The event logs don't provide much insight, except for an error indicating that a COM service failed to start. The last updated timestamp in the forwarded log file hasn't changed for about 10 minutes, and after a reboot, the server freezes the Windows Event Collector service after 2-3 days, making it impossible to stop the service through the menu.
I suspect there might be an issue related to how Splunk UF interacts with the log file getting full. If anyone has suggestions on how to troubleshoot or resolve this, I'd greatly appreciate it! Hope everyone had a good weekend!
4 Answers
You might want to consider switching to an agent-based SIEM solution, especially if you’re handling this much data. Tools like Wazuh or Graylog could help, and they have options for free use. Managing logs from 2,650 endpoints on one Windows Event Collector must be incredibly challenging!
Also, it's worth checking what event logs are being forwarded. You might not need to forward every log, as it could lead to unnecessary load and costs on Splunk. A more targeted logging approach could improve things significantly.
As basic as it sounds, have you run DISM and SFC scans to check for system integrity? You might want to run these commands:
`DISM /Online /Cleanup-Image /CheckHealth`
`DISM /Online /Cleanup-Image /ScanHealth`
`DISM /Online /Cleanup-Image /RestoreHealth`
`sfc /scannow`
We had a similar problem where the Windows Event Log service would crash when we had too many logs coming in. Changing the log settings to archive instead of overwrite seemed to fix it. If your current limit is 20MB, it could be hitting that too quickly. Try increasing the log size limit to 2GB and set it to "Archive when full, do not delete." This might give you a chance to troubleshoot before the service crashes again.
That sounds like a solid plan! Moving the logs to another drive could also help avoid filling up the C: drive and causing more issues.
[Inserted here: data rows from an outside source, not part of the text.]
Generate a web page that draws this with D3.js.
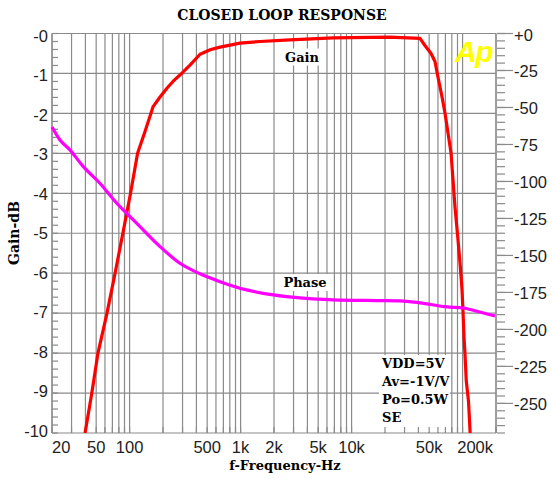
<!DOCTYPE html>
<html><head><meta charset="utf-8">
<script src="https://cdn.jsdelivr.net/npm/d3@7"></script>
<style>
html,body{margin:0;padding:0;background:#fff;}
svg{display:block;}
.sf{font-family:"DejaVu Serif",serif;font-weight:bold;fill:#000;}
.ax{font-family:"Liberation Sans",Arial,sans-serif;font-size:16.5px;fill:#222;}
</style></head>
<body>
<svg id="chart" width="552" height="479"></svg>
<script>
// ---- data ----
const gainFreq = [39.7,45.7,51.9,62.6,74,87,102,118,137,163,188,217,246,284,350,431,540,653,988,1500,2790,6800,22000,41300,45800,52000,56400,60000,65300,69400,73900,78700,82000,85400,91000,94800,98800,101000,103000,105000,108000,113000,117000];
const gainDb   = [-10,-9,-8,-7,-6,-5,-4,-3,-2.47,-1.83,-1.59,-1.37,-1.2,-1.04,-0.79,-0.52,-0.4,-0.34,-0.24,-0.2,-0.16,-0.11,-0.09,-0.12,-0.3,-0.5,-0.7,-1.09,-1.59,-1.99,-2.49,-2.99,-3.67,-4.34,-5.17,-5.74,-6.4,-7.0,-7.6,-8.0,-8.7,-9.2,-10];
const phaseFreq = [20,23.6,29,38.3,54,76.6,94,124,188,284,431,653,1135,1972,3650,6800,16800,27300,41300,72400,101000,143000,196000];
const phaseDeg  = [-63.2,-72,-78.7,-90,-101.2,-114.7,-121.5,-130.5,-144,-155.3,-162.4,-167.7,-173.3,-176.7,-178.9,-180,-180.5,-180.7,-182,-184.8,-185.5,-188.2,-190.9];
const xTickVals = [20,50,100,500,1000,2000,5000,10000,50000,200000];
const xTickText = ["20","50","100","500","1k","2k","5k","10k","50k","200k"];
const gainTickVals = [0,-1,-2,-3,-4,-5,-6,-7,-8,-9,-10];
const gainTickText = ["-0","-1","-2","-3","-4","-5","-6","-7","-8","-9","-10"];
const phaseTickVals = [0,-25,-50,-75,-100,-125,-150,-175,-200,-225,-250];
const phaseTickText = ["+0","-25","-50","-75","-100","-125","-150","-175","-200","-225","-250"];
const legendLines = ["VDD=5V","Av=-1V/V","Po=0.5W","SE"];

// ---- layout ----
const L=52, R=496, T=33.5, B=433;
const svg = d3.select("#chart");
const x = d3.scaleLog().domain([20,200000]).range([L,R]);
const yG = d3.scaleLinear().domain([0,-10]).range([T,B]);
const yP = d3.scaleLinear().domain([0,-270]).range([T,B]);
const gridCol = "#8a8a8a";

const gridFreqs = [];
for (let d=10; d<=100000; d*=10) for (let m=1;m<=9;m++){ const f=m*d; if(f>=20 && f<=200000) gridFreqs.push(f); }
gridFreqs.push(200000);

const grid = svg.append("g");
grid.selectAll("line.v").data(gridFreqs).join("line")
  .attr("x1",d=>x(d)).attr("x2",d=>x(d)).attr("y1",T).attr("y2",B)
  .attr("stroke",gridCol).attr("stroke-width",1.2);
grid.selectAll("line.h").data(gainTickVals).join("line")
  .attr("x1",L).attr("x2",R).attr("y1",d=>yG(d)).attr("y2",d=>yG(d))
  .attr("stroke",gridCol).attr("stroke-width",1.2);

svg.append("rect").attr("x",379).attr("y",355).attr("width",71).attr("height",77).attr("fill","#fff");
const gl = svg.append("text").attr("class","sf").attr("x",302).attr("y",61.5).attr("text-anchor","middle").attr("font-size",13).text("Gain");
const pl = svg.append("text").attr("class","sf").attr("x",305).attr("y",287).attr("text-anchor","middle").attr("font-size",13).text("Phase");
[gl,pl].forEach(t=>{const b=t.node().getBBox(); svg.insert("rect","text").attr("x",b.x-3).attr("y",b.y-1).attr("width",b.width+6).attr("height",b.height+2).attr("fill","#fff");});

const ticks = svg.append("g").attr("stroke",gridCol).attr("stroke-width",1.2);
ticks.selectAll("line.xb").data(gridFreqs).join("line")
  .attr("x1",d=>x(d)).attr("x2",d=>x(d)).attr("y1",B).attr("y2",B-6);
ticks.selectAll("line.ym").data(d3.range(0,-10.01,-0.2)).join("line")
  .attr("x1",L).attr("x2",L+6).attr("y1",d=>yG(d)).attr("y2",d=>yG(d));
ticks.selectAll("line.pm").data(d3.range(0,-270.1,-5)).join("line")
  .attr("x1",R+1).attr("x2",R+9).attr("y1",d=>yP(d)).attr("y2",d=>yP(d));
ticks.selectAll("line.pM").data(phaseTickVals).join("line")
  .attr("x1",R+1).attr("x2",R+17).attr("y1",d=>yP(d)).attr("y2",d=>yP(d));
svg.append("line").attr("x1",L).attr("x2",L).attr("y1",T).attr("y2",B).attr("stroke",gridCol).attr("stroke-width",1.2);

const gainLine = d3.line().x(d=>x(d[0])).y(d=>yG(d[1]));
const phaseLine = d3.line().curve(d3.curveMonotoneX).x(d=>x(d[0])).y(d=>yP(d[1]));
svg.append("defs").append("clipPath").attr("id","clip").append("rect").attr("x",L).attr("y",T-3).attr("width",R-L+2).attr("height",B-T+3);
svg.append("path").attr("clip-path","url(#clip)").datum(d3.zip(gainFreq,gainDb)).attr("d",gainLine)
  .attr("fill","none").attr("stroke","#ff0000").attr("stroke-width",3.2).attr("stroke-linejoin","round");
svg.append("path").datum(d3.zip(phaseFreq,phaseDeg)).attr("d",phaseLine)
  .attr("fill","none").attr("stroke","#ff00ff").attr("stroke-width",3.2).attr("stroke-linejoin","round");

const labY = d3.scaleLinear().domain([0,-10]).range([41.7,436.7]);
svg.selectAll("text.gl").data(gainTickVals).join("text").attr("class","ax")
  .attr("x",48).attr("y",d=>labY(d)).attr("text-anchor","end").text((d,i)=>gainTickText[i]);
svg.selectAll("text.pl").data(phaseTickVals).join("text").attr("class","ax")
  .attr("x",514).attr("y",d=>yP(d)+7).attr("text-anchor","start").text((d,i)=>phaseTickText[i]);
svg.selectAll("text.xl").data(xTickVals).join("text").attr("class","ax")
  .attr("x",(d,i)=> i===0 ? x(d) : (i===xTickVals.length-1 ? x(d)-3 : x(d)))
  .attr("y",453)
  .attr("text-anchor",(d,i)=> i===0 ? "start" : (i===xTickVals.length-1 ? "end" : "middle"))
  .text((d,i)=>xTickText[i]);

svg.append("text").attr("class","sf").attr("x",282).attr("y",20).attr("text-anchor","middle").attr("font-size",14).text("CLOSED LOOP RESPONSE");
svg.append("text").attr("class","sf").attr("x",285).attr("y",470).attr("text-anchor","middle").attr("font-size",13).text("f-Frequency-Hz");
svg.append("text").attr("class","sf").attr("transform","translate(19,233) rotate(-90)").attr("text-anchor","middle").attr("font-size",14).text("Gain-dB");

svg.selectAll("text.lg").data(legendLines).join("text").attr("class","sf").attr("font-size",13)
  .attr("x",382).attr("y",(d,i)=>368+i*18).text(d=>d);

svg.append("text").attr("x",455).attr("y",62).attr("font-family","Liberation Sans, Arial, sans-serif")
  .attr("font-weight","bold").attr("font-style","italic").attr("font-size",30).attr("fill","#ffff00").attr("letter-spacing",-1.5).text("Ap");
</script>
</body></html>
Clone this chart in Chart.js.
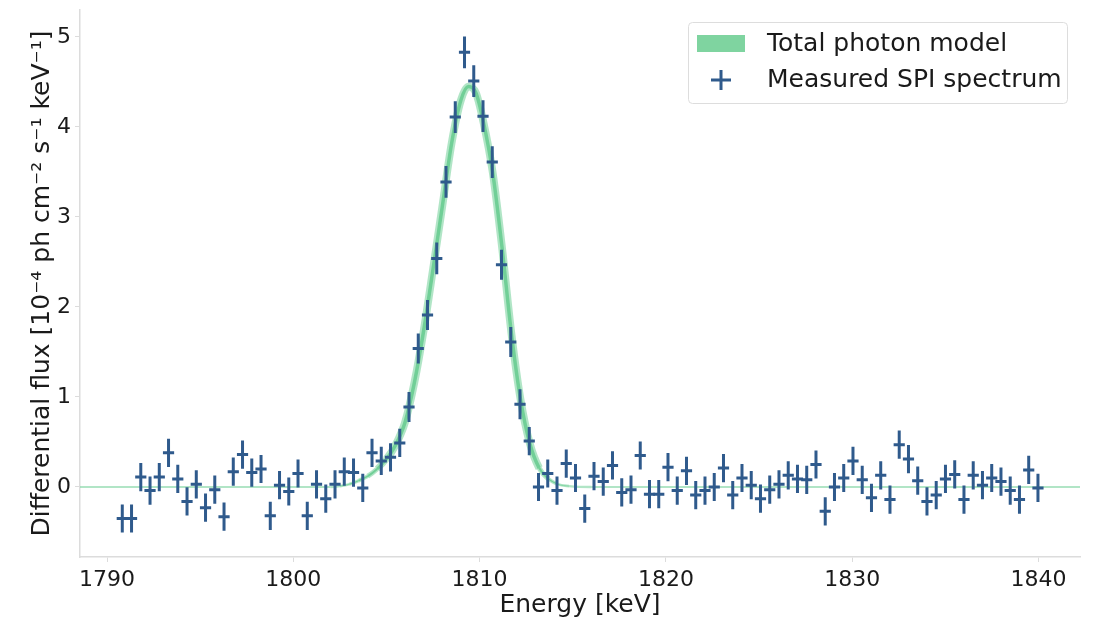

Maybe you could consider a PowerShell script to manage old archive logs too.
Just remember, while archiving logs is great, make sure you have a plan for managing those archives to keep overhead low, whether that’s deleting on a schedule or offloading them somewhere cheaper.

For DISM, remember that you can skip directly to `RestoreHealth` since it does the scanning part too. Just doing that can often resolve a ton of underlying issues without needing the other two.